You’re more likely to regret the things you didn’t do than the things you did. Like any good college senior I put this adage to good use last year. However, I think as post-grads a lot of us (myself included) tend to forget this. We take fewer chances. Things are less interesting. I’ve fallen back to this default on occasion during my trip, but I keep pushing myself to take chances. And it doesn’t have to be big things either. Just yesterday I broke the ice with a Kenyan couple who I’d seen for days at my hotel but never talked to. We ended up chatting for a good while, and later that night they invited me dinner, where we enjoyed pasta while nit picking all the things we find ridiculous about Mozambique. It was great fun.

The availability of toilet paper = level of development of a country. One easy way to judge the standard of living in a country is the check a stall in the nearest public bathroom. The more often you find TP, the more developed a country is. If even the company or NGO office doesn’t have any two-ply, then by God do not drink the water. Chances are you are in a really backwards place. There should be an index to measure this – I bet it would roughly in line with GDP per capita. You could even break it down to quality of TP, like number of ply, softness, etc.

Staying with the bathroom realm, finding a public toilet is like finding an oasis in the desert. It’s a beacon of hope. I say hope because even if you find it, you may have to attempt to sneak in (for example, at Pizza Hut), it may be closed down or locked, or you might be asked to pay when you don’t have any money on you. But at the end of the day, as long as it’s not #2, pretty much anywhere will do.

Does sarcasm exist abroad? I still find myself asking this question. I don’t know. My foreign language skills aren’t strong enough in any country to pick up on it if it does in fact exist, but I don’t think it does in Asia. Asian humor, from what I can tell, is over-the-top-not-funny humor. I think Africa might have a fighting chance. People in Mozambique seem to have a drier sense of comedy. Anyone have an idea?

I miss my family and friends more than I thought I would, and I feel closer for it. To be sure, I’ll hate my brothers within a week’s time of being home, but right now my ears are itching to hear one of their tasteful “that’s what she said” jokes after every sentence at the dinner table (or maybe that was my friend Matt).

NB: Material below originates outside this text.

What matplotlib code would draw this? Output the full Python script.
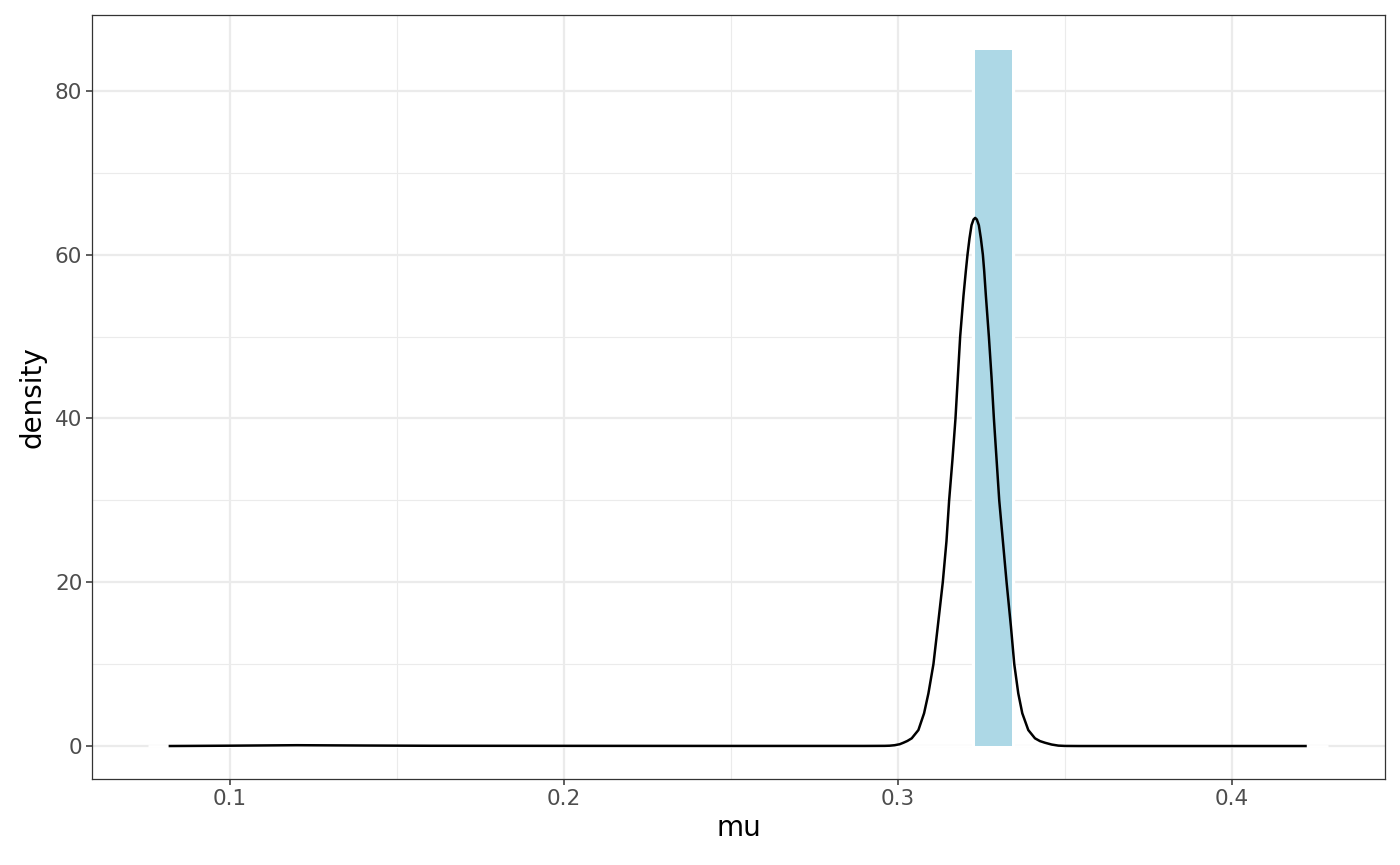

I’m more excited about my travels now than I was even at the beginning. This is a bold statement, because anyone who talked to me before my trip would tell you that I would have tried to get a pilot’s license if it would’ve put me overseas any quicker. As geared as I was then, my excitement has only escalated. Assuming some freak accident doesn’t drain my bank account, not only do I not plan on coming home in under a year of travel, it could be a good bit longer. I think I’ll be riding this out as long as I can.

And, today also marks the day before my 23rd birthday, so if you’re still feeling thirsty after New Year’s, tip one back for me!